▼▼▼

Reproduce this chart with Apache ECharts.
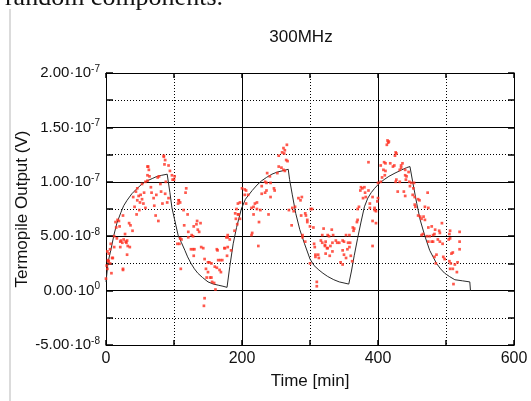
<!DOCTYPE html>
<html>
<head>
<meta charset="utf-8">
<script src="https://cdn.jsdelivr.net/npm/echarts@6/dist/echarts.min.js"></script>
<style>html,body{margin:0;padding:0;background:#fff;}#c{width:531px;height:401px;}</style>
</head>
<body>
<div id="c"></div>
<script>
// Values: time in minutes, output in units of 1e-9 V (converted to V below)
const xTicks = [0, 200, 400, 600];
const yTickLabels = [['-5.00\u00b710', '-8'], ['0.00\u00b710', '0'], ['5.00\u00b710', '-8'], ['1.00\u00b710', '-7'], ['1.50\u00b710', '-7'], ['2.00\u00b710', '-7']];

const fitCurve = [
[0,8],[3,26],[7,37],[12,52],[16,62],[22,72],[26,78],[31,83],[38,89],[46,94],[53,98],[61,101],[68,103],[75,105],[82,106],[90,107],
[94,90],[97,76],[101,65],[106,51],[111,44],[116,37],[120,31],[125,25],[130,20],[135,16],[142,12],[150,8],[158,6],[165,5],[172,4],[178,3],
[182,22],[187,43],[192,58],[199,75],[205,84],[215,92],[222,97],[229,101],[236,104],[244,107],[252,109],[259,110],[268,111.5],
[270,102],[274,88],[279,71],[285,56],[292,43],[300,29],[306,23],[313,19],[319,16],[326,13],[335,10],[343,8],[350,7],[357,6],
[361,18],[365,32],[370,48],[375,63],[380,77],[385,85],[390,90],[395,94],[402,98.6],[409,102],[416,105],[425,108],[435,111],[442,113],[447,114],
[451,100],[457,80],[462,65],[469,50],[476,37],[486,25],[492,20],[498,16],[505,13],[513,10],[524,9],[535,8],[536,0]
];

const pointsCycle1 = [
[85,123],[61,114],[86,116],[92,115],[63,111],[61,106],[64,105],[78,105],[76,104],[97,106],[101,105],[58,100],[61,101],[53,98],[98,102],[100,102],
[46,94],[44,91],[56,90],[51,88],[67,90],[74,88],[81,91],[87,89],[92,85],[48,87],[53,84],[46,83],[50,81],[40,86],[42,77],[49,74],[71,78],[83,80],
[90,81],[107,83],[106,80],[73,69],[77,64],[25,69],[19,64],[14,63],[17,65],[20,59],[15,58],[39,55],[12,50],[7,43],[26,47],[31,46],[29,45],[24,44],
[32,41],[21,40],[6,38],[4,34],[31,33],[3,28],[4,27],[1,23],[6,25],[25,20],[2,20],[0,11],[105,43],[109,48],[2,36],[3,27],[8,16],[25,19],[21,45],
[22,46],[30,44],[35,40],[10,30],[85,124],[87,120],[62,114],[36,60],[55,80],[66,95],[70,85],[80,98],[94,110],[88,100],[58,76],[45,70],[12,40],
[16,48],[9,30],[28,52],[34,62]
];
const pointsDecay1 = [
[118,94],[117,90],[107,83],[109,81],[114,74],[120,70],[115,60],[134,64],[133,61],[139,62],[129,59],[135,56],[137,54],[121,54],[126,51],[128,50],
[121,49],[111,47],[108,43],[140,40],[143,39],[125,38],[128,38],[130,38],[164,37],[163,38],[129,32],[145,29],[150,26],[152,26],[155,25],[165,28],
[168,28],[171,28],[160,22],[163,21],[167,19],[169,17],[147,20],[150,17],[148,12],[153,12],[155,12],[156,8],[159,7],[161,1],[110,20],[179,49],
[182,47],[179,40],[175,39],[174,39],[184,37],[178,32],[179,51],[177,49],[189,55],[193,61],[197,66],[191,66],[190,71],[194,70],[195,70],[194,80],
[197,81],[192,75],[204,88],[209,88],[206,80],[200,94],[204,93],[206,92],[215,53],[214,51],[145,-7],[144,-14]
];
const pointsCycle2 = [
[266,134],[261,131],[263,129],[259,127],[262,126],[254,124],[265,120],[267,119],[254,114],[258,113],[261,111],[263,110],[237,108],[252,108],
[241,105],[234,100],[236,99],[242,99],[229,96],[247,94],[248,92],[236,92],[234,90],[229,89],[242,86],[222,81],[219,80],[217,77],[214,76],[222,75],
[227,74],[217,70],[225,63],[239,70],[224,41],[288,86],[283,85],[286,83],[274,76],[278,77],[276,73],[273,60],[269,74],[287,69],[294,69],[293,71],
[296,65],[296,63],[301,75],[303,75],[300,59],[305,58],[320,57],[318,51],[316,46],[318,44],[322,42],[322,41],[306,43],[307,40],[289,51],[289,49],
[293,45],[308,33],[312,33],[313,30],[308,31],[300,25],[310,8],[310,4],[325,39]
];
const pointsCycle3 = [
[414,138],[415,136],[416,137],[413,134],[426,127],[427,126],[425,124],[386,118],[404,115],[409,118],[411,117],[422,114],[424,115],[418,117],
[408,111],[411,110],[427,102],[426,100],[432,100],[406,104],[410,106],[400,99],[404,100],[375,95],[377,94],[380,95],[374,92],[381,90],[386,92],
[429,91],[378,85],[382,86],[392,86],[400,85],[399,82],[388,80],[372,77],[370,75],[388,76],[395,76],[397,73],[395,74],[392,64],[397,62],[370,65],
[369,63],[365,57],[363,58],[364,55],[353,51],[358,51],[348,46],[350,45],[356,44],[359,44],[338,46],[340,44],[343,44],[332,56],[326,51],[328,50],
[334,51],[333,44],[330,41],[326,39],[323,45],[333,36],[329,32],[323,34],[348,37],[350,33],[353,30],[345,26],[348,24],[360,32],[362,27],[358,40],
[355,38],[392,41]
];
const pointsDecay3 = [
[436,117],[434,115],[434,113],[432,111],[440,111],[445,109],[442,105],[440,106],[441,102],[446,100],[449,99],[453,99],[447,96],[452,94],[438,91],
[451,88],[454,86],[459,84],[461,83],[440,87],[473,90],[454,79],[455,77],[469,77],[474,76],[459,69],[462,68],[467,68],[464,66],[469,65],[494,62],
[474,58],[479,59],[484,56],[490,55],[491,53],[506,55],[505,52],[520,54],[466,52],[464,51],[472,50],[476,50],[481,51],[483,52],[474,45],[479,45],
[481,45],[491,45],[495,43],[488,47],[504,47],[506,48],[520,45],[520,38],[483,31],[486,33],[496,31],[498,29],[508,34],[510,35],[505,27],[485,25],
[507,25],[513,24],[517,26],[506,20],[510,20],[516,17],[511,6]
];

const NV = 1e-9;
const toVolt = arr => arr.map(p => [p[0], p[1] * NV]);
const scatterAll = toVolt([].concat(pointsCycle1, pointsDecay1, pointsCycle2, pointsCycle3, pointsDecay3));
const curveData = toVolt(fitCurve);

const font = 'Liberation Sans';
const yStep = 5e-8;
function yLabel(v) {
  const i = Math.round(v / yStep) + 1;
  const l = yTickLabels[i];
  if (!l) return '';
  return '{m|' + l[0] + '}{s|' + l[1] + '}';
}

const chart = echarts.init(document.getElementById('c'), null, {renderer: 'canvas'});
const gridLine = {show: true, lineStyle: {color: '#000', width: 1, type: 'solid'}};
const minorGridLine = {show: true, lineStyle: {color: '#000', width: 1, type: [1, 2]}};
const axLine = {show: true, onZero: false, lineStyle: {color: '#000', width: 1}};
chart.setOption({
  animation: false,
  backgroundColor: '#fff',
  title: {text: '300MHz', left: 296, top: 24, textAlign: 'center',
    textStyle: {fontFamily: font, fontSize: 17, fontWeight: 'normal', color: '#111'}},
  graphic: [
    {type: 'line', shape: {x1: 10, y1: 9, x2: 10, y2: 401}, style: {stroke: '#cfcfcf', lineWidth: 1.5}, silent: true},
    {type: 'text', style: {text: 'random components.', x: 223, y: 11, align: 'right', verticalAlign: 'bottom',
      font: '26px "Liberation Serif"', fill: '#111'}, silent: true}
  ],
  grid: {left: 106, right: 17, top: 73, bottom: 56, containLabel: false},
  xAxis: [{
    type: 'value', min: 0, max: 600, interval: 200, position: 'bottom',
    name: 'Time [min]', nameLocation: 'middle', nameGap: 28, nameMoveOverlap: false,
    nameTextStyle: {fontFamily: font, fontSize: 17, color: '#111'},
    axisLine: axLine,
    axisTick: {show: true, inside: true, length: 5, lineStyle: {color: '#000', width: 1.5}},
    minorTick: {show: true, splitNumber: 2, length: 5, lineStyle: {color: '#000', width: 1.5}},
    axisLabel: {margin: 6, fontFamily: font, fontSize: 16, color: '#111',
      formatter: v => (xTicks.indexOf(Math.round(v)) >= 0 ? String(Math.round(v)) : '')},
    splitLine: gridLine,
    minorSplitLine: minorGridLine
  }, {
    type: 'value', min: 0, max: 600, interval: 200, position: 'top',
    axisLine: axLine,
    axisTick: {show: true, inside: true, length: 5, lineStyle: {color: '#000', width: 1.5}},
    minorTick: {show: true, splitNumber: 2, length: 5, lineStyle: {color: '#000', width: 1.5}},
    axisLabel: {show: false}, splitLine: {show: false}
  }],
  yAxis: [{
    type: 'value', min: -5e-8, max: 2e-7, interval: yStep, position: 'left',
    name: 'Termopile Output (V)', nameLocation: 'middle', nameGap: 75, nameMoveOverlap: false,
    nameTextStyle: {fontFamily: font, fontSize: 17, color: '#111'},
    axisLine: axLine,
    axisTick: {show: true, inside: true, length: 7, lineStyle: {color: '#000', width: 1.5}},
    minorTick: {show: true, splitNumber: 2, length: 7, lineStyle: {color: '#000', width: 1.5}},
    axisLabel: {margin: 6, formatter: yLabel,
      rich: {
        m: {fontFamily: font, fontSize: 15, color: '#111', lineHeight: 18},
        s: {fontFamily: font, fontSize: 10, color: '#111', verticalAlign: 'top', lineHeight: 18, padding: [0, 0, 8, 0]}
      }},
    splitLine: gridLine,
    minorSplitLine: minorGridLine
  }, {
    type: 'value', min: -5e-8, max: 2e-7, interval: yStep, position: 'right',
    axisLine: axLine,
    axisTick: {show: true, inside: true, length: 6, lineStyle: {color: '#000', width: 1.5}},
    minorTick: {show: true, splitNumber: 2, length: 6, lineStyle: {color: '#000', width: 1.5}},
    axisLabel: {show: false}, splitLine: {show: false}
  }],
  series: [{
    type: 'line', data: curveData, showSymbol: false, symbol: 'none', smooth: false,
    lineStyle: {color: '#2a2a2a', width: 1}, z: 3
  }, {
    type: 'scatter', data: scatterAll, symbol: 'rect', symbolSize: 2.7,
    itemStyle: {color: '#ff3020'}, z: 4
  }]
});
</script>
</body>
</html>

▲▲▲

▶ _INSTRUCTIONS TO FOLLOW_:
From the first line above down to the line with "['1.50\u00b710', '-7'], ['2.00\u00b710', '-7']];", reproduce every line and no others, omitting pictures.

▶ _OUTPUT FOR THIS TASK_:
Reproduce this chart with Apache ECharts.
<!DOCTYPE html>
<html>
<head>
<meta charset="utf-8">
<script src="https://cdn.jsdelivr.net/npm/echarts@6/dist/echarts.min.js"></script>
<style>html,body{margin:0;padding:0;background:#fff;}#c{width:531px;height:401px;}</style>
</head>
<body>
<div id="c"></div>
<script>
// Values: time in minutes, output in units of 1e-9 V (converted to V below)
const xTicks = [0, 200, 400, 600];
const yTickLabels = [['-5.00\u00b710', '-8'], ['0.00\u00b710', '0'], ['5.00\u00b710', '-8'], ['1.00\u00b710', '-7'], ['1.50\u00b710', '-7'], ['2.00\u00b710', '-7']];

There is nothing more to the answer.